▶ [PROBLEM]:
Return, without pictures, the lines from the start of the data through the one that contains "fig.patch.set_facecolor('white')".

▶ [DATA LINES]:
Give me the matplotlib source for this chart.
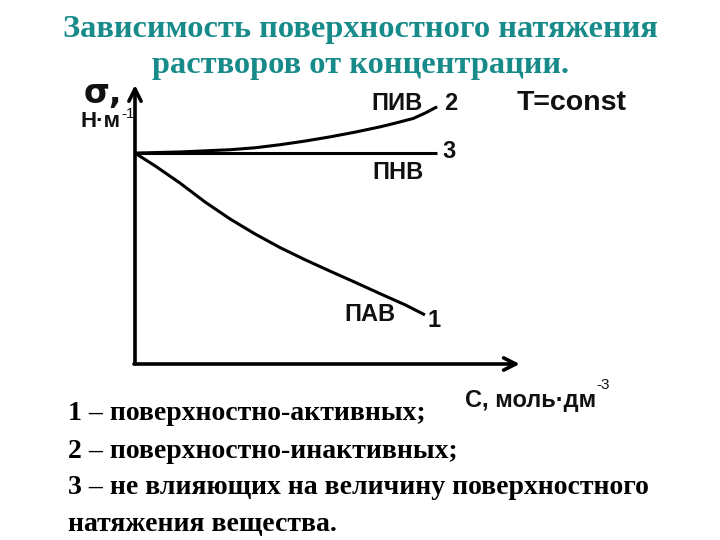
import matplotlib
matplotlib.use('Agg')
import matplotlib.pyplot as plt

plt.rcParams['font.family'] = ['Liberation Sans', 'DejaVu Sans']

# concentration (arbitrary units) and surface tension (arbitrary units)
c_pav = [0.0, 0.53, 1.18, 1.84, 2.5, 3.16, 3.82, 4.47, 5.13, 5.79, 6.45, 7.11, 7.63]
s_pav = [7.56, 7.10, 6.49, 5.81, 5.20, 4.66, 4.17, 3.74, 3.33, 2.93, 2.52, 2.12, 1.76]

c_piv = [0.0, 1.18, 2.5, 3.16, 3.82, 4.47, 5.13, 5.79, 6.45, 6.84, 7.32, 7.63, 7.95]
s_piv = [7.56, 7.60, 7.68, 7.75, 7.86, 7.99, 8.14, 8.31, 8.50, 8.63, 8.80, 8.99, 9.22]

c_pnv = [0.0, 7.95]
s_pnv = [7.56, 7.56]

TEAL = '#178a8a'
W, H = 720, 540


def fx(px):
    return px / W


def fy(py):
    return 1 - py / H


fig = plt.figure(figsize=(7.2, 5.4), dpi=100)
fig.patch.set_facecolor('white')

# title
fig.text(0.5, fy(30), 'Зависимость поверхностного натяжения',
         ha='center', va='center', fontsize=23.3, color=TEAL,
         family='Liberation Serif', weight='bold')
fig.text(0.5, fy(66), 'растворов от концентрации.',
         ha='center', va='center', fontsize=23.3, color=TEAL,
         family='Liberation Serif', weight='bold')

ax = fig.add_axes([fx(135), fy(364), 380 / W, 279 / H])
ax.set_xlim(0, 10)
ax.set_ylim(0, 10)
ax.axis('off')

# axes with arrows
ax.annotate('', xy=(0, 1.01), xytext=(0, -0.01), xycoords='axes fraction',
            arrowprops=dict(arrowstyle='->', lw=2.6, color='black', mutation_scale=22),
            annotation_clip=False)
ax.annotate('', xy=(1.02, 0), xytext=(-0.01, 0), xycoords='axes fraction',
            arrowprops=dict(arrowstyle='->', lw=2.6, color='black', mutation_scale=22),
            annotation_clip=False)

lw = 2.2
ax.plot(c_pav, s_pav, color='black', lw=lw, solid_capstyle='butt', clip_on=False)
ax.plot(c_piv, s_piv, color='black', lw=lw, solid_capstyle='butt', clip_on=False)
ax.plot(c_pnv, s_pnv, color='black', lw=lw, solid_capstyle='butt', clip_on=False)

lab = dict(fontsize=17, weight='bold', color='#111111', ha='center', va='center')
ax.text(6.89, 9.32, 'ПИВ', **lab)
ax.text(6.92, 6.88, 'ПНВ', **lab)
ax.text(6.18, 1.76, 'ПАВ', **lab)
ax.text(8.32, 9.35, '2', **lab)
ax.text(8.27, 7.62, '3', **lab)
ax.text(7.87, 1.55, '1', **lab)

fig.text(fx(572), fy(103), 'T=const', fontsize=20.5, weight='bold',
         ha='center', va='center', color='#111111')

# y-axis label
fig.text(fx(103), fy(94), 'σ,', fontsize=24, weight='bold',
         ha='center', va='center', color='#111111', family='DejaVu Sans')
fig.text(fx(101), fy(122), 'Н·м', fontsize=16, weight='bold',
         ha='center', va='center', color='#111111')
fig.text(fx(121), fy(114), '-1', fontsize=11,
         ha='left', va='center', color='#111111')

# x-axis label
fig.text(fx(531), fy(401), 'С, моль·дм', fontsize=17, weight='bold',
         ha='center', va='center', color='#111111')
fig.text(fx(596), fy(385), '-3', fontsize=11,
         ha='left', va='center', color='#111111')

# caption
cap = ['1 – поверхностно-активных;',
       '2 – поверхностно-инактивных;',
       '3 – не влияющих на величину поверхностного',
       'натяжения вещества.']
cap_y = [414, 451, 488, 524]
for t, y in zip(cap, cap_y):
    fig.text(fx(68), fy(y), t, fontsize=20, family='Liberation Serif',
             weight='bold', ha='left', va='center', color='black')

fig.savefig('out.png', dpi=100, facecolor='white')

▶ [SOLUTION TO THE EXERCISE]:
Give me the matplotlib source for this chart.
import matplotlib
matplotlib.use('Agg')
import matplotlib.pyplot as plt

plt.rcParams['font.family'] = ['Liberation Sans', 'DejaVu Sans']

# concentration (arbitrary units) and surface tension (arbitrary units)
c_pav = [0.0, 0.53, 1.18, 1.84, 2.5, 3.16, 3.82, 4.47, 5.13, 5.79, 6.45, 7.11, 7.63]
s_pav = [7.56, 7.10, 6.49, 5.81, 5.20, 4.66, 4.17, 3.74, 3.33, 2.93, 2.52, 2.12, 1.76]

c_piv = [0.0, 1.18, 2.5, 3.16, 3.82, 4.47, 5.13, 5.79, 6.45, 6.84, 7.32, 7.63, 7.95]
s_piv = [7.56, 7.60, 7.68, 7.75, 7.86, 7.99, 8.14, 8.31, 8.50, 8.63, 8.80, 8.99, 9.22]

c_pnv = [0.0, 7.95]
s_pnv = [7.56, 7.56]

TEAL = '#178a8a'
W, H = 720, 540


def fx(px):
    return px / W


def fy(py):
    return 1 - py / H


fig = plt.figure(figsize=(7.2, 5.4), dpi=100)
fig.patch.set_facecolor('white')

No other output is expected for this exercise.